TRAIL TEST: Panaracer Driver 29er Pro Tyres
Panaracer tyres will be well known to readers who also do some gravel riding or racing, where Panaracer’s GravelKings are an extremely popular and well-respected tyre. The Japanese brand hasn’t been seen a lot in Australian mountain biking before, but will want to see this change with the offering of its new premium Driver 29er Pro cross-country tyres.
Panaracer says that the Driver 29er Pro was designed to be ‘the lightest, fastest, multi-condition tyre available’ and it hopes Australian cross-country riders and racers will agree.
Panaracer is only offering the top end tyres in the range Down Under. These tyres proudly proclaim that they’re ‘made in Japan’, with particular attention paid to the rubber technology developed by their engineers.
The trick rubber compound is called ZSG (Zero Slip Grip), which Panaracer says enables the tyre to keep the same elasticity and durability through extreme temperature changes, a feature competing tyres don’t offer. In other words, the tyres should give you the same levels of grip and performance whether you’re riding in very cold conditions, very hot conditions or anything in between. It doesn’t matter whether you are racing in the heat of Alice Springs or in the cool Victorian high country, your Panaracer tyres should perform consistently, at least in theory. The Driver 29er Pros feature three different versions of the rubber, with side knobs that are ‘extremely soft’, centre knobs that are ‘super soft’ and a ‘base’ casing which is, well, base.
In keeping with their XC focus, the Driver 29er Pros are being offered in Australia only for 29” wheels and in either 2.2” or 2.4” widths. A single casing is on offer and it features Panaracer’s ‘Anti Snake Bite Chafer’, which is a proprietary rubber strip next to the tyre’s bead that supposedly reduces the chance of pinch flats by an average of 40 percent. A recommended retail price of $96 per tyre is in keeping with other premium cross-country tyre offerings on the market.
It’s the 29x2.2” tyres that we have here on test. A claimed weight of 590g for the 2.2” tyre is very light, and in the Mountain Biking Australia test labs they pretty much met this claim, weighing in at an actual 600/610g. Looking at the tyres you can see why the weight is so low; they really are low profile and feature a fairly small bag size. They’re also very rounded with minimalist tread depth / knob heights. I’d even go so far as to say that they look like a wide, heavy duty gravel tyre, which is perhaps not that surprising given Panaracer’s strength and reputation in
In keeping with Panaracer’s own descriptions of the rubber compounds, the Driver 29er Pros feel very soft to the touch; more interestingly, they feel soft when you’re riding. Not in the sense that they feel underinflated, but rather they have an incredibly supple feel under the bike. Almost like they’re grasping the ground. Perhaps the tyre’s fairly low profile, and the fact that they are a relatively skinny 2.2” width, contributed to that, but they certainly gave a lot of trail feel and I felt I had a very good picture of the amount of grip I had to play with.
So, how did they ride?
As you’d imagine looking at the tread pattern and depth, and with their minimal weight, these tyres are lightning fast on the straights and smoother climbs. They feel absolutely free of inertia or rolling resistance, and every pedal stroke translates to acceleration. On dry and dusty fire trails, without too much deep gravel or loose rock, they really fly along. It’s not an exaggeration to say that the Driver 29er Pros give almost the same feeling of effortless speed on smooth surfaces that you get from a road bike. Cornering grip in those conditions is strong too, with the tyres clinging on and giving the rider confidence to really lean the bike over and carry speed.

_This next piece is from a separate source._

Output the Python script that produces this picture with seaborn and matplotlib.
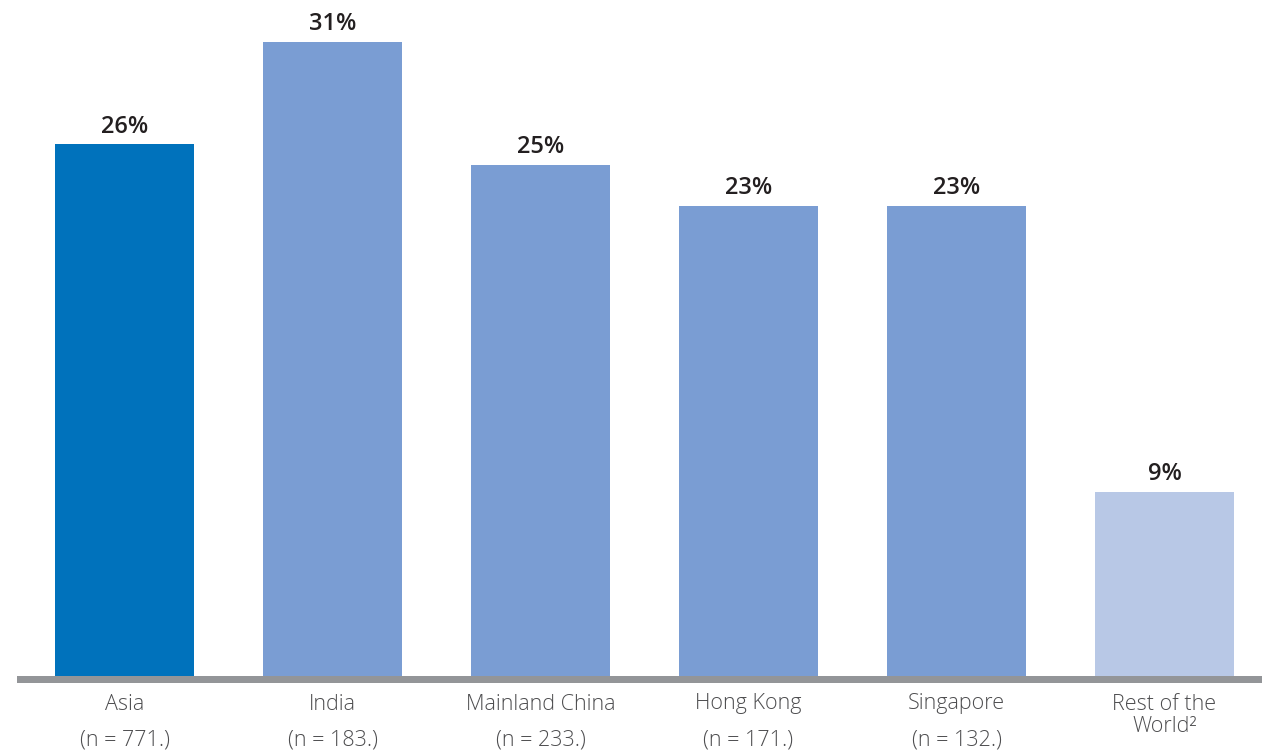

On smooth, dry singletrack, the Driver 29er Pros also excel. Their light weight, grippiness and good communication of the available grip, allow the rider to make quick transitions from side to side, again allowing you to make progress that feels inertia-free.
In the wet, you do soon find the limits of the tyre’s less aggressive design brief. There just isn’t enough tread depth to cut through and grip in sloppy conditions. The tightly spaced centre and side knobs will also accumulate mud quite readily. On wet sandstone – of which Sydney had rather a lot during our test period – the tyres went from grip to slip pretty quickly, requiring quite a bit of finesse on technical climbs where keeping the rear wheel weighted to find traction was even more important than usual.
Similarly, in rougher terrain at high speeds, the softness of the tyres and their low-profile requires some care. Running them tubed and, admittedly, probably a little too softly pressure-wise, I did manage to pinch-flat the rear when I got carried away flying down a very rocky descent.
None of that is so surprising, given the intended use of these tyres. The Panaracer Driver 29er Pros are not about smashing through rock gardens. Instead, they’re about smashing times on cross-country courses, and that’s really what they enable you to do. They’re fast up, down, along the straights and around the corners, almost like they’re giving you free speed. Flying along is what you’ll do very readily on these tyres, which makes them a great choice for smoother cross-country racing and marathon or stage racing.